Leo en HHhH que su arquitecto, Reinhard Heydrich, contaba 36 años. Sé que es una chorrada, pero es mi edad. No puedo sentir el pavor maduro ante la exaltación juvenil que ignora lo que siega ni el desconcierto del niño ante las bajezas que cometen los hombres, maleados y oxidados por el tiempo. Solo puedo sentir el pavor y el desconcierto unidos a la certeza de la indiferencia del mal. Heydrich, siempre circunspecto, fue un protagonista en la hora estelar de los asesinos, de Babi Yar a Auschwitz. Lo que sigue aterrando no es solo la sangre, sino la tinta para registrar, la burocracia y la combinación del asesinato en masa con el cuidado de las agujas de la vía del tren. Porque las ideologías, forjadas en el molde de las religiones, premian los esfuerzos para conseguir la venida de la tierra prometida, y así extienden un odio ubicuo que permite hacer de la muerte una industria. El más malvado de los hombres se detendría en mitad de su lago de sangre si no creyera que lo que hace es realmente necesario.

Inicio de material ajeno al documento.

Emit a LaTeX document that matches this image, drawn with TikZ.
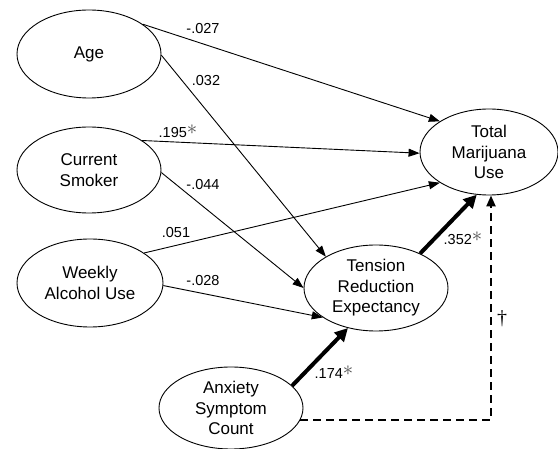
\documentclass[tikz,border=0pt]{standalone}
\usepackage{fontspec}
\setmainfont{Liberation Sans}
\newfontfamily\daggerfont{Liberation Serif}
\usetikzlibrary{shapes.geometric,arrows.meta}
\newcommand{\sigstar}{\textcolor{black!70}{\raisebox{2.5pt}{\fontsize{21}{21}\selectfont$\ast$}}}
\begin{document}
\begin{tikzpicture}[x=1pt,y=-1pt,
  var/.style={ellipse,draw,line width=0.9pt,inner sep=0pt,align=center,
    font=\fontsize{17}{20.5}\selectfont},
  path1/.style={line width=0.9pt,-{Triangle[length=11pt,width=8pt]}},
  path2/.style={line width=4pt,-{Triangle[length=13pt,width=13pt]}},
  dpath/.style={line width=2.2pt,dash pattern=on 8pt off 5pt,-{Triangle[length=11pt,width=9pt]}},
  lab/.style={font=\fontsize{14.5}{17}\selectfont,inner sep=0pt}]
\useasboundingbox (0,0) rectangle (558,449);
\node[var,minimum width=144,minimum height=88] (age) at (89,54) {Age};
\node[var,minimum width=144,minimum height=86] (smoker) at (89,170) {Current\\Smoker};
\node[var,minimum width=146,minimum height=88] (alcohol) at (90,283) {Weekly\\Alcohol Use};
\node[var,minimum width=144,minimum height=82] (anxiety) at (231,408) {Anxiety\\Symptom\\Count};
\node[var,minimum width=144,minimum height=86] (tension) at (376,288) {Tension\\Reduction\\Expectancy};
\node[var,minimum width=138,minimum height=86] (total) at (489,152) {Total\\Marijuana\\Use};

\draw[path1] (age.29) -- (total.148);
\draw[path1] (age.-1) -- (tension.148);
\draw[path1] (smoker.29) -- (total.181);
\draw[path1] (smoker.-2) -- (tension.180);
\draw[path1] (alcohol.29) -- (total.212);
\draw[path1] (alcohol.-2) -- (tension.209);
\draw[path2] (anxiety.20) -- (tension.235);
\draw[path2] (tension.38) -- (total.254);
\draw[dpath] (anxiety.-10) -| ([xshift=2pt]total.south);

\node[lab] (l1) at (203,29) {-.027};
\node[lab] (l2) at (206,81) {.032};
\node[lab] (l3) at (178,131) {.195\sigstar};
\node[lab] (l4) at (203,185) {-.044};
\node[lab] (l5) at (176,233) {.051};
\node[lab] (l6) at (203,281) {-.028};
\node[lab] (l7) at (334,372) {.174\sigstar};
\node[lab] (l8) at (463,238) {.352\sigstar};
\node[lab,font=\daggerfont\fontsize{20}{20}\selectfont] (l9) at (502,319) {†};
\end{tikzpicture}
\end{document}
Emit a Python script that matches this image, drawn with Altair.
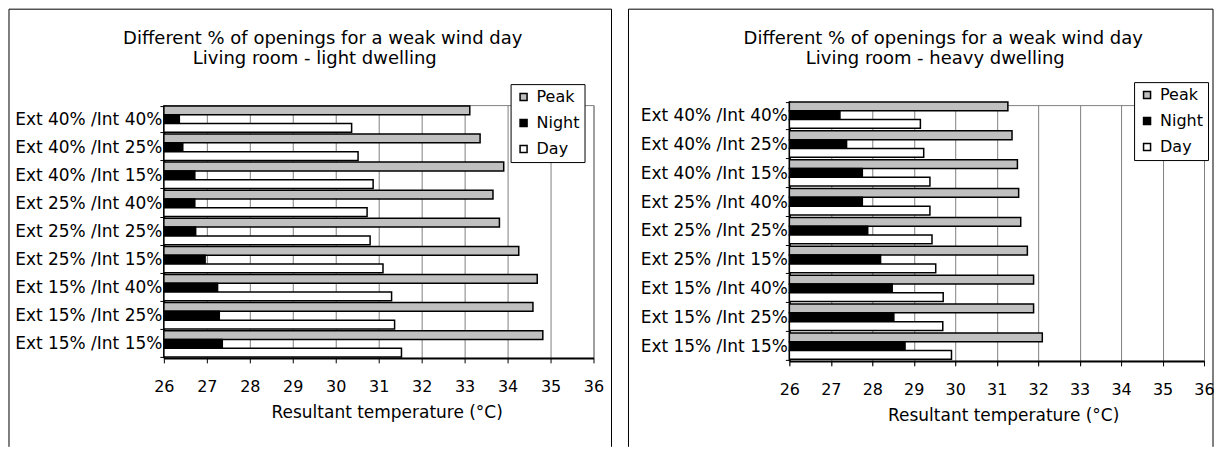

Esa es la banalidad del mal, también. Necesita el fuel de la segunda venida, el kitsch de la edad de oro, el infantilismo, la redención de niños asustados que en el culmen de su vida, quizá con 36 años, arañan los surcos para dejar heridas que ya no sanarán. Pero a nadie importa: otra manifestación de esa banalidad es el olvido que surge del recuerdo superficial. Cuantas veces no habremos oído nazi o fascista. Esas comparaciones absurdas son el caldo de cultivo de nuevas pestes. No hay mayor propagador de una doctrina que quienes viven de zaherirla sin sentir nada.

Dundalk mira hacia la noche temprana y olvida la jauría humana que abruma toda la tierra.